= Problem to work on =
Take from the listing each line that has the string "this".

>> begin Dataset extract

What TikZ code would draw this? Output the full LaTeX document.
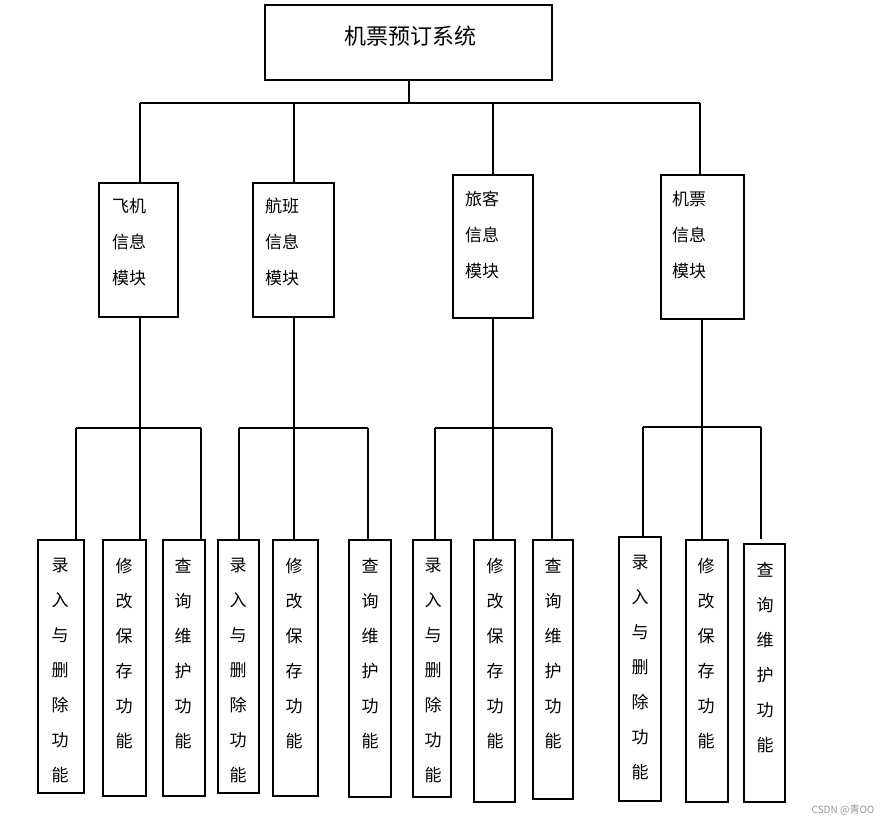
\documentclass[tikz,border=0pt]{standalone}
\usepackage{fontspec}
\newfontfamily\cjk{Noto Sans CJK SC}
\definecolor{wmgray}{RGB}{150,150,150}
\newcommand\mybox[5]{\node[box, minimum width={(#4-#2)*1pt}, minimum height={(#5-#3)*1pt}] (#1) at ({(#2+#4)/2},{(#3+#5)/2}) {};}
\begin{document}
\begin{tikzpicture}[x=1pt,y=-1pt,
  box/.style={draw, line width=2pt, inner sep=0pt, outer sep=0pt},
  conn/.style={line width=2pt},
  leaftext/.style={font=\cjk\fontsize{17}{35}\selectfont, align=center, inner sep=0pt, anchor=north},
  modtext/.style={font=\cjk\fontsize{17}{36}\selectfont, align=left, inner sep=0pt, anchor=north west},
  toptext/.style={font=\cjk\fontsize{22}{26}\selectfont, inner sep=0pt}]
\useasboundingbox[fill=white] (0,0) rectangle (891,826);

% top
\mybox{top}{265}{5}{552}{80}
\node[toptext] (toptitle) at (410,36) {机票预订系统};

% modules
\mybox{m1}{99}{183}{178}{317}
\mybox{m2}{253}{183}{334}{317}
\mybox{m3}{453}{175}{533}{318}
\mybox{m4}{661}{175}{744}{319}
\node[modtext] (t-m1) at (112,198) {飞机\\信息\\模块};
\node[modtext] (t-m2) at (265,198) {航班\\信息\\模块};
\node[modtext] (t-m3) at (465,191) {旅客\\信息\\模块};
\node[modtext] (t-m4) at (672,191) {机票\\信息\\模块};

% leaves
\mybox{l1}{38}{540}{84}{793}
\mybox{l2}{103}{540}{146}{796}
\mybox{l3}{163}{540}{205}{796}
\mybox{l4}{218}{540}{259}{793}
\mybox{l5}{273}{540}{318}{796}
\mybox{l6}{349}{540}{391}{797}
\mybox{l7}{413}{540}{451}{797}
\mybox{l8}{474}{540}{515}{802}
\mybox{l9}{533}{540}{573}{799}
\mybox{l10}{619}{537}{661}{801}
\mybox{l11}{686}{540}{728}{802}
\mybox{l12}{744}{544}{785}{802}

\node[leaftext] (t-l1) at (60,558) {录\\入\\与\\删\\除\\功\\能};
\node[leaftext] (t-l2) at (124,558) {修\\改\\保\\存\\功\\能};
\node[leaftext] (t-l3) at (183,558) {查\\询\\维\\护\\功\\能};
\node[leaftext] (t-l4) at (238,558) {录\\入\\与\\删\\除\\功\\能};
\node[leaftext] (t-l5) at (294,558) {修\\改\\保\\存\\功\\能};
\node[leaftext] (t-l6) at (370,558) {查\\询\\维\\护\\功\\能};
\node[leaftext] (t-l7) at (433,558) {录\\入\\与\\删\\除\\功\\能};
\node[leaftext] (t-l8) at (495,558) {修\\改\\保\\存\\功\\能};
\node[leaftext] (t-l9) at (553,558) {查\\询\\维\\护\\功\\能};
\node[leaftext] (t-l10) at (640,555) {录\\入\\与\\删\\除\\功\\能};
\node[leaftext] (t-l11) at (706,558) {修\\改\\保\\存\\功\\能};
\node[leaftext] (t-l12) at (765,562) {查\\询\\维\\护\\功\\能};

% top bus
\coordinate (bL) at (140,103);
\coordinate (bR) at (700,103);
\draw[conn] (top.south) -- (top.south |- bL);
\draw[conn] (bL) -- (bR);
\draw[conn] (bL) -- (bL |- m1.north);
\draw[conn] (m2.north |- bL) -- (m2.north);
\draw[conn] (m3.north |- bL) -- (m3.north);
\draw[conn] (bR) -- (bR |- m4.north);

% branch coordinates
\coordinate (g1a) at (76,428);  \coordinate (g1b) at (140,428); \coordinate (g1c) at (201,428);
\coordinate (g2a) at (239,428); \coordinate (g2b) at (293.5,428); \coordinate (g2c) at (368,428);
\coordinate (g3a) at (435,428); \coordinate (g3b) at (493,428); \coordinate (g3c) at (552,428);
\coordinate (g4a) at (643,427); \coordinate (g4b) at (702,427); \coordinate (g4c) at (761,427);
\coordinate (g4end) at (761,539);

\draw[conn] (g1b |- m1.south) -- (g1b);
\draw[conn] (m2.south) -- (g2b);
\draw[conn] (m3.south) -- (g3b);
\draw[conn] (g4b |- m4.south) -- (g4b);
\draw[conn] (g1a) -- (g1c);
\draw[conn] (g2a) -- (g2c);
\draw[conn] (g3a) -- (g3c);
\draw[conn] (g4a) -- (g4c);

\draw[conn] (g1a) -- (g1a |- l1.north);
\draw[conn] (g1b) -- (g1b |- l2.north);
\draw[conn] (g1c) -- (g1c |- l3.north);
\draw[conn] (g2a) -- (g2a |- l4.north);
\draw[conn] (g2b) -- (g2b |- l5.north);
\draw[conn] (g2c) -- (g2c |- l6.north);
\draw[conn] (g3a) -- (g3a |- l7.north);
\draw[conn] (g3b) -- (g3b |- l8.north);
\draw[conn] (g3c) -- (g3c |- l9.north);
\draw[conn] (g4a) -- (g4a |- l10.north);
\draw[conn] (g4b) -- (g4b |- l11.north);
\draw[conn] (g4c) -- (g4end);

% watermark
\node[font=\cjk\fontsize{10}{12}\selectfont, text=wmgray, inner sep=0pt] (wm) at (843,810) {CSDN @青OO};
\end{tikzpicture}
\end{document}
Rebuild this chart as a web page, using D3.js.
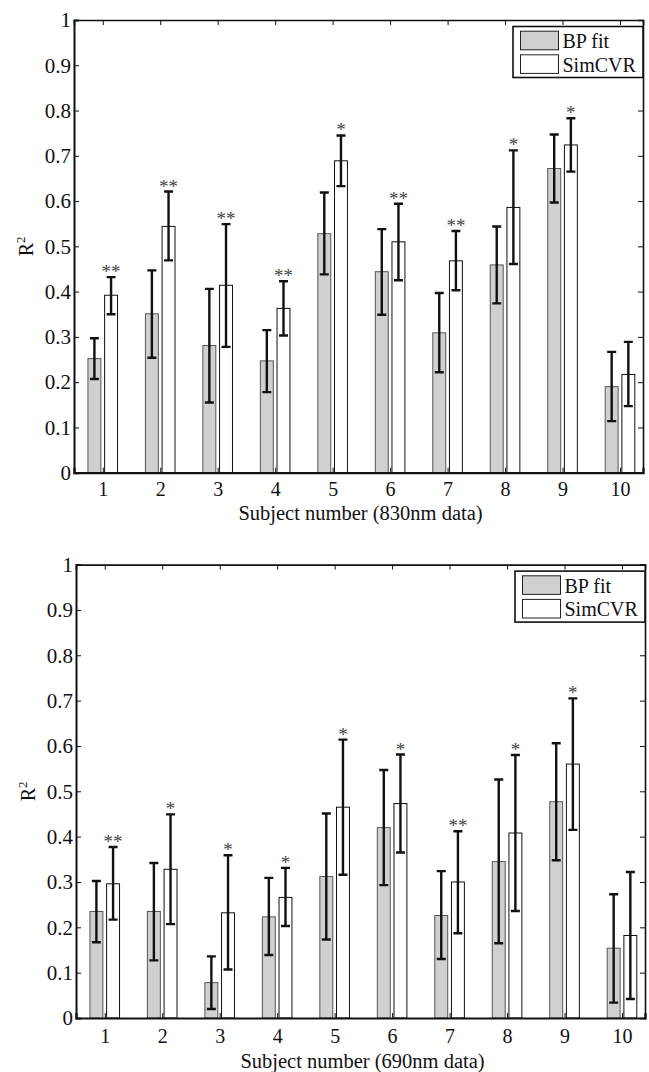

>> end Dataset extract

= Answer below =
What TikZ code would draw this? Output the full LaTeX document.
Rebuild this chart as a web page, using D3.js.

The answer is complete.